Real estate investment is hot in Canada. In fact, residential investment is responsible for 7.5 per cent of the country’s economy. Before you become one of the many investors, check out some myths, so you’ll be prepared.
1. You Can’t Get a Mortgage on a Rental Property
Some investors try to secure a mortgage from a lender, only to be turned down. The lender might claim that you can’t get a mortgage on a rental property, but that is not true. The lender simply isn’t an expert in investment properties.
2. It’s Hard to Afford the Down Payment
You have to put at least 20 per cent down on real estate investments, and you might need to put more down if the property is in a high-risk area. That scares some investors off, but it shouldn’t. You can use the equity in your home or other investments to put the money down.
3. You Need Lots of Money to Invest
Don’t let this myth slow you down. You can partner with another investor or start the process by buying less expensive properties.
4. There Is No Longer an Investment Market in Canada
There are investment properties available all over Canada, and the market could get even better in the near future thanks to the government. For example, Vancouver passed a 15 per cent tax on foreign buyers to help Canadians have more access to properties.
5. Only Buy in a Down Market
A down market is a great way to get deals on properties, but you’ll also have to charge less in rent. Sometimes, the best properties are purchased in hot markets.
6. You Need to Invest Close to Home
Some people claim that you have to invest close to home, but it’s more important to select properties that allow you to reach your goals. You can always hire a property management company to handle the day-to-day tasks at your property.
7. The Value Will Always Increase
Real estate typically appreciates instead of depreciates. That doesn’t mean you won’t hit a downturn from time to time. The key is to hold onto the property for the long term, so you can enjoy a tidy profit when you sell it.
8. You Shouldn’t Raise Rents or Tenants Will Leave
When you buy a property, you might be afraid to raise rents because tenants will leave. That’s simply not true, though. You just need to increase the rents in tiny increments, so your tenants don’t get sticker shock.

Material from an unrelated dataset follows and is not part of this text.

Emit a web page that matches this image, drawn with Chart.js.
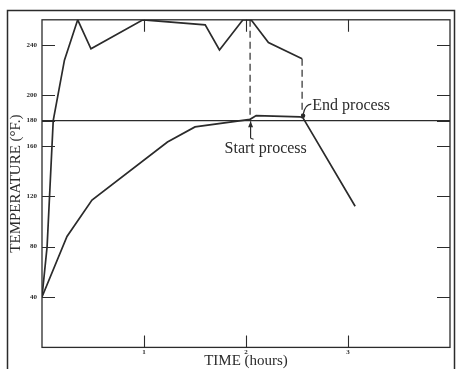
<!DOCTYPE html>
<html>
<head>
<meta charset="utf-8">
<script src="https://cdn.jsdelivr.net/npm/chart.js@4.4.1/dist/chart.umd.min.js"></script>
<style>
  html, body { margin: 0; padding: 0; background: #ffffff; }
  #wrap { width: 456px; height: 369px; position: relative; }
</style>
</head>
<body>
<div id="wrap"><canvas id="c" width="456" height="369"></canvas></div>
<script>
// ---- data ----
const upperTime = [0, 0.05, 0.11, 0.22, 0.35, 0.48, 0.99, 1.6, 1.74, 1.97, 2.05, 2.22, 2.55];
const upperTemp = [40, 80, 180, 228, 260, 237, 260, 256, 236, 260, 260, 242, 229];
const lowerTime = [0, 0.245, 0.49, 1.23, 1.5, 2.04, 2.1, 2.53, 2.56, 3.07];
const lowerTemp = [40, 88, 117, 163, 175, 181, 184, 183, 182, 112];
const refLineTemp = 180;
const startTime = 2.04, startTop = 260, startBottom = 181;
const endTime = 2.55, endTop = 229, endBottom = 183;
const yTickValues = [40, 80, 120, 160, 180, 200, 240];
const xTickValues = [1, 2, 3];
const xTitle = 'TIME (hours)';
const yTitle = 'TEMPERATURE (\u00B0F.)';
const startLabel = 'Start process';
const endLabel = 'End process';

const ink = '#2b2b2b';
const serif = '"Liberation Serif", "DejaVu Serif", serif';

const pts = (xs, ys) => xs.map((x, i) => ({ x: x, y: ys[i] }));

const framePlugin = {
  id: 'frame',
  beforeDraw(chart) {
    const ctx = chart.ctx;
    ctx.save();
    ctx.fillStyle = '#ffffff';
    ctx.fillRect(0, 0, chart.width, chart.height);
    ctx.restore();
  },
  afterDraw(chart) {
    const ctx = chart.ctx;
    const a = chart.chartArea;
    const xs = chart.scales.x, ys = chart.scales.y;
    ctx.save();
    ctx.strokeStyle = ink;
    // outer frame
    ctx.lineWidth = 1.5;
    ctx.strokeRect(7.5, 10.5, 447, 370);
    // plot frame
    ctx.lineWidth = 1.3;
    ctx.strokeRect(a.left, a.top, a.right - a.left, a.bottom - a.top);
    // inward ticks
    ctx.lineWidth = 1.1;
    ctx.beginPath();
    yTickValues.forEach(v => {
      const py = Math.round(ys.getPixelForValue(v)) + 0.5;
      ctx.moveTo(a.left, py); ctx.lineTo(a.left + 13, py);
      ctx.moveTo(a.right - 13, py); ctx.lineTo(a.right, py);
    });
    xTickValues.forEach(v => {
      const px = Math.round(xs.getPixelForValue(v)) + 0.5;
      ctx.moveTo(px, a.bottom); ctx.lineTo(px, a.bottom - 12);
      ctx.moveTo(px, a.top); ctx.lineTo(px, a.top + 12);
    });
    ctx.stroke();

    // annotations
    ctx.fillStyle = ink;
    ctx.font = '16px ' + serif;
    ctx.textBaseline = 'middle';
    ctx.textAlign = 'left';
    ctx.fillText(startLabel, xs.getPixelForValue(1.79), ys.getPixelForValue(158));
    ctx.fillText(endLabel, xs.getPixelForValue(2.65), ys.getPixelForValue(192));

    // start arrow (pointing up to the curve)
    const sx = xs.getPixelForValue(startTime) + 0.5;
    const sTop = ys.getPixelForValue(startBottom) + 2;
    const sBot = ys.getPixelForValue(166);
    ctx.lineWidth = 1.2;
    ctx.beginPath();
    ctx.moveTo(sx, sBot); ctx.lineTo(sx, sTop); ctx.stroke();
    ctx.beginPath();
    ctx.moveTo(sx, sTop); ctx.lineTo(sx - 2.5, sTop + 6); ctx.lineTo(sx + 2.5, sTop + 6); ctx.closePath(); ctx.fill();
    ctx.beginPath();
    ctx.moveTo(sx, sBot); ctx.lineTo(sx + 3, sBot + 1); ctx.stroke();

    // end leader
    const ex = xs.getPixelForValue(endTime);
    const ey = ys.getPixelForValue(endBottom);
    ctx.beginPath();
    ctx.moveTo(xs.getPixelForValue(2.64), ys.getPixelForValue(193));
    ctx.quadraticCurveTo(ex + 3, ys.getPixelForValue(193), ex + 1, ey - 2);
    ctx.stroke();
    ctx.beginPath();
    ctx.arc(ex + 1, ey - 1, 2.2, 0, Math.PI * 2);
    ctx.fill();
    ctx.restore();
  }
};

new Chart(document.getElementById('c'), {
  type: 'line',
  data: {
    datasets: [
      { data: pts(upperTime, upperTemp), borderColor: ink, borderWidth: 1.7 },
      { data: pts(lowerTime, lowerTemp), borderColor: ink, borderWidth: 1.7 },
      { data: pts([0, 4], [refLineTemp, refLineTemp]), borderColor: ink, borderWidth: 1.1 },
      { data: pts([startTime, startTime], [startTop, startBottom]), borderColor: ink, borderWidth: 1.2, borderDash: [7, 4] },
      { data: pts([endTime, endTime], [endTop, endBottom]), borderColor: ink, borderWidth: 1.2, borderDash: [7, 4] }
    ]
  },
  options: {
    responsive: false,
    animation: false,
    devicePixelRatio: 1,
    layout: { padding: { top: 19.8, right: 6, left: 0, bottom: 0 } },
    elements: { point: { radius: 0 }, line: { tension: 0 } },
    plugins: { legend: { display: false }, tooltip: { enabled: false } },
    scales: {
      x: {
        type: 'linear', min: 0, max: 4,
        grid: { display: false, drawTicks: false },
        border: { display: false },
        afterBuildTicks: s => { s.ticks = xTickValues.map(v => ({ value: v })); },
        afterFit: s => { s.height = 21.6; },
        ticks: { color: ink, padding: 1, font: { family: serif, size: 7, weight: 'bold' }, maxRotation: 0, autoSkip: false },
        title: { display: true, text: xTitle, color: ink, padding: 0, font: { family: serif, size: 15, lineHeight: 1 } }
      },
      y: {
        type: 'linear', min: 0, max: 260,
        grid: { display: false, drawTicks: false },
        border: { display: false },
        afterBuildTicks: s => { s.ticks = yTickValues.map(v => ({ value: v })); },
        afterFit: s => { s.width = 42; },
        ticks: { color: ink, padding: 5, font: { family: serif, size: 7, weight: 'bold' }, autoSkip: false },
        title: { display: true, text: yTitle, color: ink, padding: { top: 9, bottom: 0 }, font: { family: serif, size: 15, lineHeight: 1 } }
      }
    }
  },
  plugins: [framePlugin]
});
</script>
</body>
</html>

9. You Need to Learn About Investing From a Property Guru
Property gurus will give you some information on investing in real estate. You just need to pay them hundreds or thousands of dollars. They aren’t selling the tricks of the trade, so instead of attending a seminar, get out there and get your feet wet with real estate investing.
10. It’s Quick and Easy
You might think you can buy some property and then just start cashing your checks. While you can make money with real estate investments, it takes time and work.
Are You Ready to Invest?
Learning the truth behind the myths is the first step in the investment process. Now, it’s time to decide if you want to jump in and purchase your first investment property.